In-Database R Coming To SQL Server 2016
theodp writes: Wondering what kind of things Microsoft might do with its purchase of Revolution Analytics? Over at the Revolutions blog, David Smith announces that in-database R is coming to SQL Server 2016. "With this update," Smith writes, "data scientists will no longer need to extract data from SQL server via ODBC to analyze it with R. Instead, you will be able to take your R code to the data, where it will be run inside a sandbox process within SQL Server itself. This eliminates the time and storage required to move the data, and gives you all the power of R and CRAN packages to apply to your database." It'll no doubt intrigue Data Scientist types, but the devil's in the final details, which Microsoft was still cagey about when it talked-the-not-exactly-glitch-free-talk (starts @57:00) earlier this month at Ignite. So, brush up your R, kids, and you can see how Microsoft walks the in-database-walk when SQL Server 2016 public preview rolls out this summer.
Check out http://alteryx.com/ which is already doing in database R with Oracle and Hadoop (Spark R.) Its great that Microsoft is joining the club, but they aren't exactly the 1st.
How about introducing schema-less tables in 2016? Are we going to have to store fuzzy data in a silly full-text search enabled field forever?
The problem with R is that everything is a vector. When you hit something as big as a multi-terabyte database, the vector doesn't fit in memory anymore. An interpreted language like R, and even many compiled languages, expect memory accesses to be quick. However, if the data accesses are requiring SQL calls, then the R-SQL server marriage will be very slow. I'm sure they will be able to do some small demonstrations that look quick, but once the database becomes large, then things will be very slow.
On the good news side, there are some operations like average and standard deviation that reduce into loops of sums. Those should map onto SQL queries relatively well.
On the bad news side, a popular operation is to build a covariance matrix. With a large data set, it is easy to create a covariance matrix that does not fit into RAM.
R would be a better match against an distributed database (NoSQL, MongoDB), where the memory requirements of the vectors could be split across multiple computers. Although, that too might require some changes to R.
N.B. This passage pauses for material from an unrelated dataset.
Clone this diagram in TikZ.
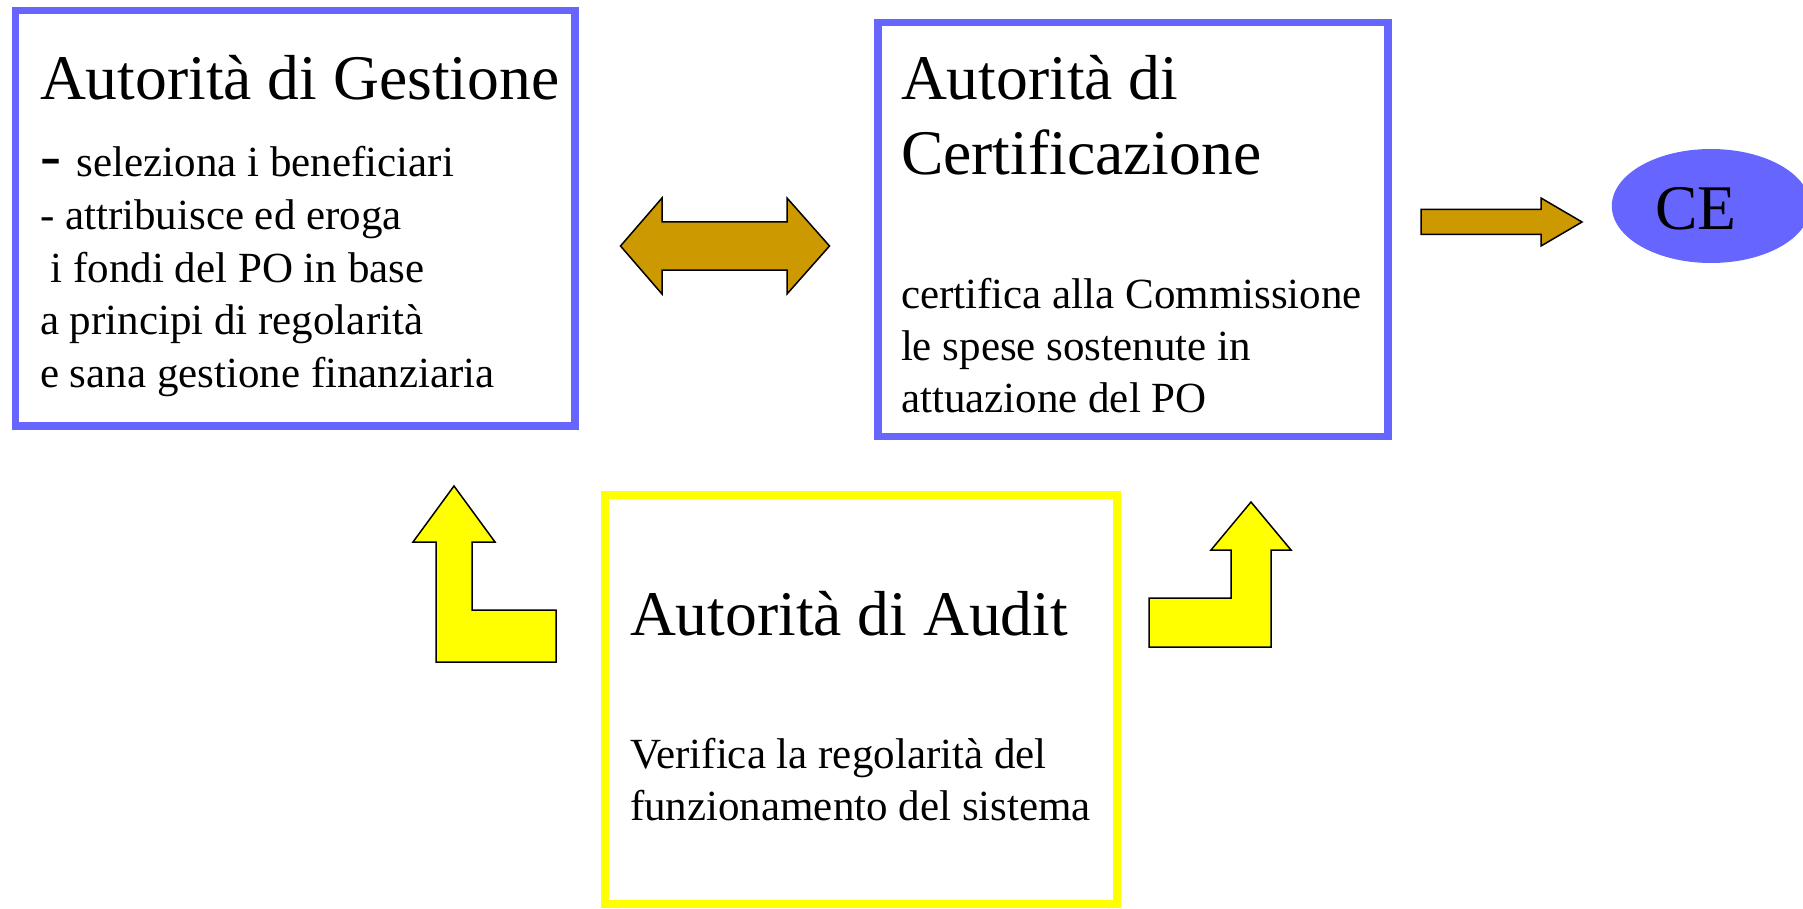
\documentclass[tikz,border=0pt]{standalone}
\usepackage{fontspec}
\setmainfont{Liberation Serif}
\usetikzlibrary{shapes.geometric}
\definecolor{pblue}{HTML}{6666FF}
\definecolor{pyellow}{HTML}{FFFF00}
\definecolor{pgold}{HTML}{CC9900}
\begin{document}
\begin{tikzpicture}[x=1pt,y=-1pt,
  bluebox/.style={draw=pblue, line width=7.5pt, fill=white, rectangle, inner sep=0pt},
  yellowbox/.style={draw=pyellow, line width=7.5pt, fill=white, rectangle, inner sep=0pt},
  big/.style={font=\fontsize{63.6}{76}\selectfont},
  small/.style={font=\fontsize{43}{52.5}\selectfont},
  txt/.style={anchor=base west, inner sep=0pt, outer sep=0pt},
  goldarrow/.style={draw=black, line width=1.5pt, line join=miter, fill=pgold},
  yellowarrow/.style={draw=black, line width=1.5pt, line join=miter, fill=pyellow}
]
\useasboundingbox (0,0) rectangle (1803,909);

% boxes
\node[bluebox, minimum width=559.5pt, minimum height=415.5pt] (ag) at (295,218.25) {};
\node[bluebox, minimum width=510pt, minimum height=414pt] (ac) at (1133,229.5) {};
\node[yellowbox, minimum width=512pt, minimum height=409pt] (aa) at (861,699.5) {};
\node[ellipse, fill=pblue, minimum width=198.4pt, minimum height=114pt, inner sep=0pt] (ce) at (1711,206) {};

% Autorita di Gestione
\node[txt, big] (agt) at (40,100) {Autorità di Gestione};
\node[txt, small] (ag1) at (40,177) {\fontsize{63}{75.6}\selectfont- \fontsize{43}{52.5}\selectfont seleziona i beneficiari};
\node[txt, small] (ag2) at (40,229.5) {- attribuisce ed eroga};
\node[txt, small] (ag3) at (40,282) {\ i fondi del PO in base};
\node[txt, small] (ag4) at (40,334.5) {a principi di regolarità};
\node[txt, small] (ag5) at (40,387) {e sana gestione finanziaria};

% Autorita di Certificazione
\node[txt, big] (act1) at (901,100) {Autorità di};
\node[txt, big] (act2) at (901,175) {Certificazione};
\node[txt, small] (ac1) at (901,308) {certifica alla Commissione};
\node[txt, small] (ac2) at (901,360) {le spese sostenute in};
\node[txt, small] (ac3) at (901,412) {attuazione del PO};

% Autorita di Audit
\node[txt, big] (aat) at (630,635) {Autorità di Audit};
\node[txt, small] (aa1) at (630,768) {Verifica la regolarità del};
\node[txt, small] (aa2) at (630,820) {funzionamento del sistema};

% CE
\node[anchor=base, inner sep=0pt, big] (cet) at (1696,230) {CE};

% double arrow between AG and AC
\draw[goldarrow] (620.5,246) -- (662,198) -- (662,222) -- (787,222) -- (787,198)
  -- (829.5,246) -- (787,294) -- (787,270) -- (662,270) -- (662,294) -- cycle;

% arrow to CE
\draw[goldarrow] (1421,209.5) -- (1541,209.5) -- (1541,198) -- (1582,222)
  -- (1541,246) -- (1541,234.5) -- (1421,234.5) -- cycle;

% left L arrow
\draw[yellowarrow] (436,662) -- (436,542) -- (413,542) -- (454,486) -- (495,542)
  -- (472,542) -- (472,610) -- (556,610) -- (556,662) -- cycle;

% right L arrow
\draw[yellowarrow] (1149,598) -- (1231,598) -- (1231,550) -- (1211,550) -- (1251,502)
  -- (1291,550) -- (1271,550) -- (1271,647) -- (1149,647) -- cycle;
\end{tikzpicture}
\end{document}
How about making SQL server respect ASCII nulls on unique constraints?
Glad you asked. See
Microsoft: always ariving late at the party.
Is it web scale?
Why R? The R syntax is deranged. Python is at least more normal for programming. Why not have a .NET like set of language-neutral libraries to interface with this in-memory whatever-it-is feature and let hackers plug in their own languages? Why bake any one language into the database?
Wouldn't Microsoft need to release SQL Server under GPL by including R?
I think it may have been embedded since 2012 or so.
http://www.oracle.com/technetwork/topics/bigdata/r-offerings-1566363.html
expect it to be in the enterprise version at $7000 a physical CPU core
I'm curious whether it will be exposed via OLAP - when I was doing some proteomics work with MS OLAP some years back, the retrieval speed was stellar, but the math libraries were pathetic, which seemed pretty sad for something allegedly aimed at analytics. (Yes, I know, most people assumed business analytics, but there's an awful lot of potential for scientific analysis, especially with large, messy datasets.)
This has been available in PostgreSQL for a while now.
Embrace, Extend, Extinguish
Microsoft, just like they did to Lotus 123, Wordperfect, just like they did to Java with their J++ before getting spanked, just like they tried to do with C++, just like they're trying to do with porting Android and IOS apps to their OS, they're doing it again -- creating a Roach Motel of software in which the developer or user can check into the Microsoft Roach Motel OS, but they sure cannot check out.
What is so egregiously evil about this? They're taking an Open Source product that is OS agnostic and putting their hand on the scale to favor using Windows with SQL Server and ONLY SQL Server. Way to be a good neighbor and a member of the community. I salute them for their "endeavor to persevere".
I gather from the summary that it is Microsoft's SQL Server, but wouldn't it be much more appropriate for a product with such an extremely generic name to prepend the vendor name?
Not because I want linux to take over the world or anything (*ugh* systemd *barf*) but because when all is said and done proprietary desktop emulators posing as operating systems just don't interest me. I'm not going to use that as a server, ever, so there's really no point in caring about server software that only works on that platform anyway. Then there's the proprietaryness, the cost, and the availability of FOSS multi-platform alternatives where I run much less risk of getting locked in.
Of course, there are plenty people that do believe servers need 3d desktops and opengl screen savers, so for them this'll be peachy. Then again, there's a strong case to be made never to let such people procure server software for others to use.
Being able to remotely transmit commands in a new general-purpose programming language to the server that stores your irreplaceable data? What could possibly go wrong?
Also, how do you say "Robert'); DROP TABLE Students;" in R?
Wake me up when SQL Server comes with an MP3 player built in.
HPCC using Ecl is elegant in 70s fashion and can run big data jobs super quick due to its behind the scenes MASSIVELY parallel processing. As long as the big data is reasonable in size that is.